Effect of Bundle Method in Distributed Lagrangian Relaxation Protocol

The Generalized Mutual Assignment Problem (GMAP) is a maximization problem in distributed environments, where multiple agents select goods under resource constraints. Distributed Lagrangian Relaxation Protocols (DisLRP) are peer-to-peer communication protocols for solving GMAP instances. In DisLRPs, agents seek a good quality upper bound on the optimal value by solving the Lagrangian dual problem, which is a convex minimization problem. Existing DisLRPs exploit a subgradient method to explore a better upper bound by updating the Lagrange multipliers (prices) of goods. While the computational complexity of the subgradient method is very low, it cannot detect tha fact that an upper bound converges to the minimum.
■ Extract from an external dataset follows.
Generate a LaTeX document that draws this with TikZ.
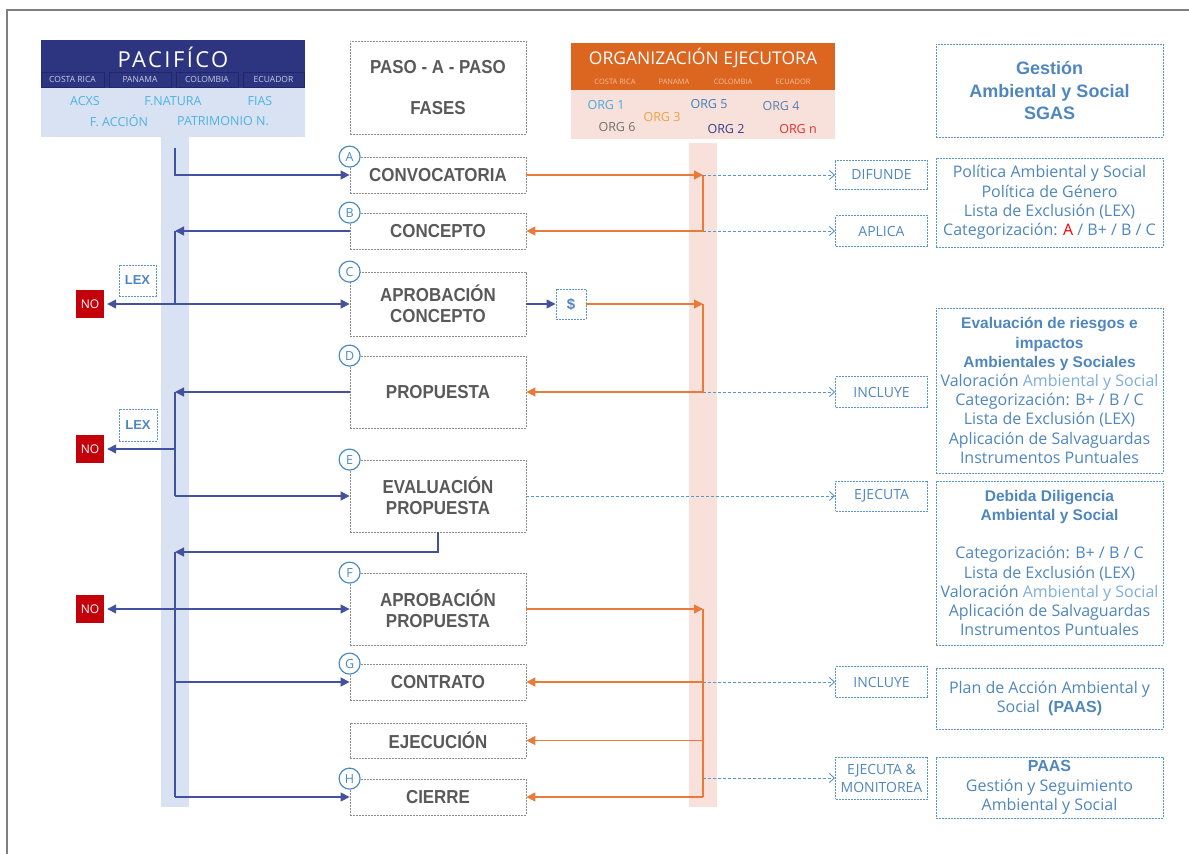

Moreover, solution oscillation sometimes occurs, which is critical for its performance. In this paper, we present a new DisLRP with a Bundle Method and refer to it as Bundle DisLRP (BDisLRP). The bundle method, which is also called the stabilized cutting planes method, has recently attracted much attention as a way to solve Lagrangian dual problems in centralized environments. We show that this method can also work in distributed environments. We experimentally compared BDisLRP with Adaptive DisLRP (ADisLRP), which is a previous protocol that exploits the subgradient method, to demonstrate that BDisLRP converged faster with better quality upper bounds than ADisLRP.